What others say: Let's be honest about inaction in Syria

Here’s how President Barack Obama explained his policy in Libya: “In this particular country — Libya — at this particular moment, we were faced with the prospect of violence on a horrific scale. We had a unique ability to stop that violence.”

 

Judging by the administration’s tepid response to even ghastlier violence in Syria, this “unique ability” was the critical determinant in Libya — not the moral imperative to prevent more bloodshed.

An international coalition that included the Arab League was in favor of airstrikes in Libya, the rebels were united and it was a relatively low-risk, high-yield engagement. Conversely, Syria has more robust air defenses and its religious makeup — as well as the opposition — is dangerously stratified.

But Syria is more troubling than Libya in every conceivable way. There are more than 8 million internal and external refugees and almost 140,000 people have perished, compared with 1.5 million refugees and 30,000 deaths in Libya.

Beyond the revolting human cost, there are serious strategic concerns. Al-Qaida is becoming more entrenched and intends to use Syria as a base for future operations. The entire region is being destabilized by the worst refugee crisis in recent history. Sectarian tensions have been inflamed by Saudi and Iranian proxies, spurring violence in other parts of the region. Yes, Syria is a more difficult situation, but there’s a lot more to lose.

Obama sounded impressively authoritative when he declared to the American and Libyan people, “As president, I refuse to wait for the images of slaughter and mass graves before taking action.” There’s no shortage of excruciating images from Syria, either, but Obama continues to wait. Assad’s chemical weapons may be neutralized, but the regime is happy to go about the business of slaughter with conventional weapons (clever ones, too, such as barrel bombs filled with shrapnel and hot oil).
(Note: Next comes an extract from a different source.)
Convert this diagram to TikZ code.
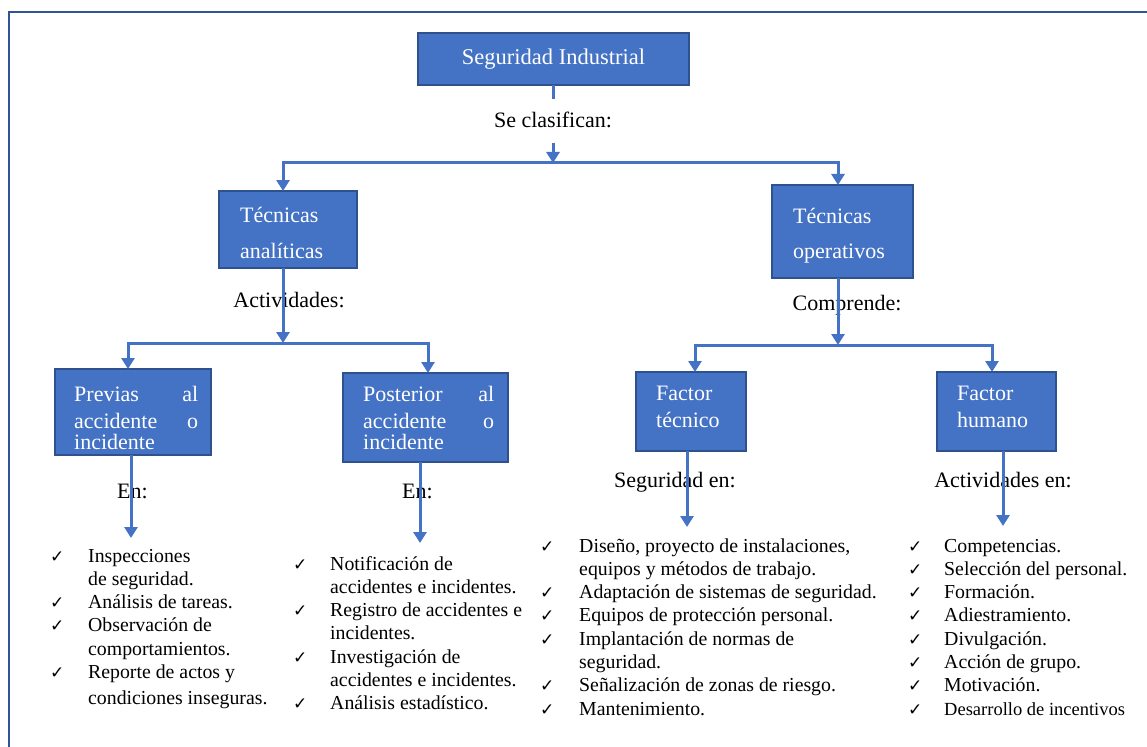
\documentclass[tikz,border=0pt]{standalone}
\usepackage{fontspec}
\setmainfont{Liberation Serif}
\newfontfamily\symfont{DejaVu Sans}
\usetikzlibrary{arrows.meta,calc}
\definecolor{boxfill}{HTML}{4472C4}
\definecolor{boxline}{HTML}{2F528F}
\definecolor{framecol}{HTML}{2F5597}
\definecolor{conncol}{HTML}{4472C4}
\newcommand{\ck}{{\symfont\fontsize{17}{17}\selectfont ✓}}
\newcommand{\boxlines}[2]{\fontsize{22}{#1}\selectfont\begin{tabular}[t]{@{}l@{}}#2\end{tabular}}
\newcommand{\listfont}{\fontsize{19.8}{23.3}\selectfont}
\begin{document}
\begin{tikzpicture}[x=1pt,y=-1pt,
  box/.style={draw=boxline, fill=boxfill, line width=1.3pt, inner sep=0pt, outer sep=0pt, anchor=north west},
  boxtext/.style={text=white, inner sep=0pt, anchor=base west},
  lbl/.style={inner sep=0pt, anchor=base, font=\fontsize{22}{26}\selectfont},
  listnode/.style={inner sep=0pt, anchor=base west},
  link/.style={draw=conncol, line width=3pt},
  arr/.style={draw=conncol, line width=3pt, -{Triangle[width=13pt,length=11pt]}}
]
\useasboundingbox (0,0) rectangle (1147,746);
\fill[white] (0,0) rectangle (1147,746);
\draw[framecol, line width=2pt] (9,760) -- (9,12) -- (1160,12);

% boxes
\node[box, minimum width=271pt, minimum height=52pt, text=white,
      font=\fontsize{22.5}{26}\selectfont] (title) at (418,33) {Seguridad Industrial};
\node[box, minimum width=138pt, minimum height=77pt] (ta) at (219,191) {};
\node[box, minimum width=141pt, minimum height=93pt] (to) at (772,185) {};
\node[box, minimum width=156pt, minimum height=86pt] (prev) at (55,369) {};
\node[box, minimum width=165pt, minimum height=89pt] (post) at (343,373) {};
\node[box, minimum width=110pt, minimum height=79pt] (ft) at (636,372) {};
\node[box, minimum width=119pt, minimum height=79pt] (fh) at (937,372) {};

% box texts
\node[boxtext] (taT) at (240,222) {\boxlines{36}{Técnicas\\analíticas}};
\node[boxtext] (toT) at (793,223) {\boxlines{35}{Técnicas\\operativos}};
\node[boxtext] (prevT) at (74,401) {\boxlines{19}{\makebox[124pt][s]{Previas\hfill al}\\[7pt]\makebox[124pt][s]{accidente\hfill o}\\incidente}};
\node[boxtext] (postT) at (363,401) {\boxlines{19}{\makebox[131pt][s]{Posterior\hfill al}\\[7pt]\makebox[131pt][s]{accidente\hfill o}\\incidente}};
\node[boxtext] (ftT) at (656,400) {\boxlines{27}{Factor\\técnico}};
\node[boxtext] (fhT) at (957,400) {\boxlines{27}{Factor\\humano}};

% labels
\node[lbl] (secl) at (553,128) {Se clasifican:};
\node[lbl] (activ) at (289,307) {Actividades:};
\node[lbl] (compr) at (847,310) {Comprende:};
\node[lbl] (en1) at (132.5,498) {En:};
\node[lbl] (en2) at (417.5,498) {En:};
\node[lbl] (segen) at (675,487) {Seguridad en:};
\node[lbl] (acten) at (1003,487) {Actividades en:};

% lists
\node[listnode] (list1) at (50,562) {\listfont\begin{tabular}[t]{@{}p{38pt}@{}l@{}}
\ck & Inspecciones\\
    & de seguridad.\\
\ck & Análisis de tareas.\\
\ck & Observación de\\
    & comportamientos.\\
\ck & Reporte de actos y\\[2.7pt]
    & condiciones inseguras.
\end{tabular}};
\node[listnode] (list2) at (293,570) {\listfont\begin{tabular}[t]{@{}p{37pt}@{}l@{}}
\ck & Notificación de\\
    & accidentes e incidentes.\\
\ck & Registro de accidentes e\\
    & incidentes.\\
\ck & Investigación de\\
    & accidentes e incidentes.\\
\ck & Análisis estadístico.
\end{tabular}};
\node[listnode] (list3) at (540,552) {\listfont\begin{tabular}[t]{@{}p{39pt}@{}l@{}}
\ck & Diseño, proyecto de instalaciones,\\
    & equipos y métodos de trabajo.\\
\ck & Adaptación de sistemas de seguridad.\\
\ck & Equipos de protección personal.\\
\ck & Implantación de normas de\\
    & seguridad.\\
\ck & Señalización de zonas de riesgo.\\
\ck & Mantenimiento.
\end{tabular}};
\node[listnode] (list4) at (908,552) {\listfont\begin{tabular}[t]{@{}p{36pt}@{}l@{}}
\ck & Competencias.\\
\ck & Selección del personal.\\
\ck & Formación.\\
\ck & Adiestramiento.\\
\ck & Divulgación.\\
\ck & Acción de grupo.\\
\ck & Motivación.\\
\ck & {\fontsize{18.5}{23.3}\selectfont Desarrollo de incentivos}
\end{tabular}};

% coordinates
\coordinate (t1) at (553,99);
\coordinate (s1) at (553,143);
\coordinate (j1) at (553,163);
\coordinate (j2) at (283,343);
\coordinate (j3) at (838,345);
\coordinate (e1) at (131,538);
\coordinate (e2) at (420,543);
\coordinate (e3) at (687,527);
\coordinate (e4) at (1003,526);

% connectors
\draw[link] (title.south -| t1) -- (t1);
\draw[arr] (s1) -- (j1);
\draw[arr] (j1) -| ($(ta.north)+(-5,0)$);
\draw[arr] (j1) -| ($(to.north)+(-4.5,0)$);
\draw[arr] (ta.south -| j2) -- (j2);
\draw[arr] (j2) -| ($(prev.north)+(-5,0)$);
\draw[arr] (j2) -| ($(post.north)+(2.5,0)$);
\draw[arr] (to.south -| j3) -- (j3);
\draw[arr] (j3) -| ($(ft.north)+(4,0)$);
\draw[arr] (j3) -| ($(fh.north)+(-4.5,0)$);
\draw[arr] (prev.south -| e1) -- (e1);
\draw[arr] (post.south -| e2) -- (e2);
\draw[arr] (ft.south -| e3) -- (e3);
\draw[arr] (fh.south -| e4) -- (e4);
\end{tikzpicture}
\end{document}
Blatant rhetorical inconsistency serves as a good warning — never take high-minded presidential reassurances at face value. This goes for “rejecting the forces of tyranny” or “anchoring global security” as well, comments Obama made in his speech last September about chemical weapons in Syria. Yes, the canisters, shells and gas are now secure. The people of Syria and our interests in the Middle East, on the other hand, aren’t. Let’s be honest about it.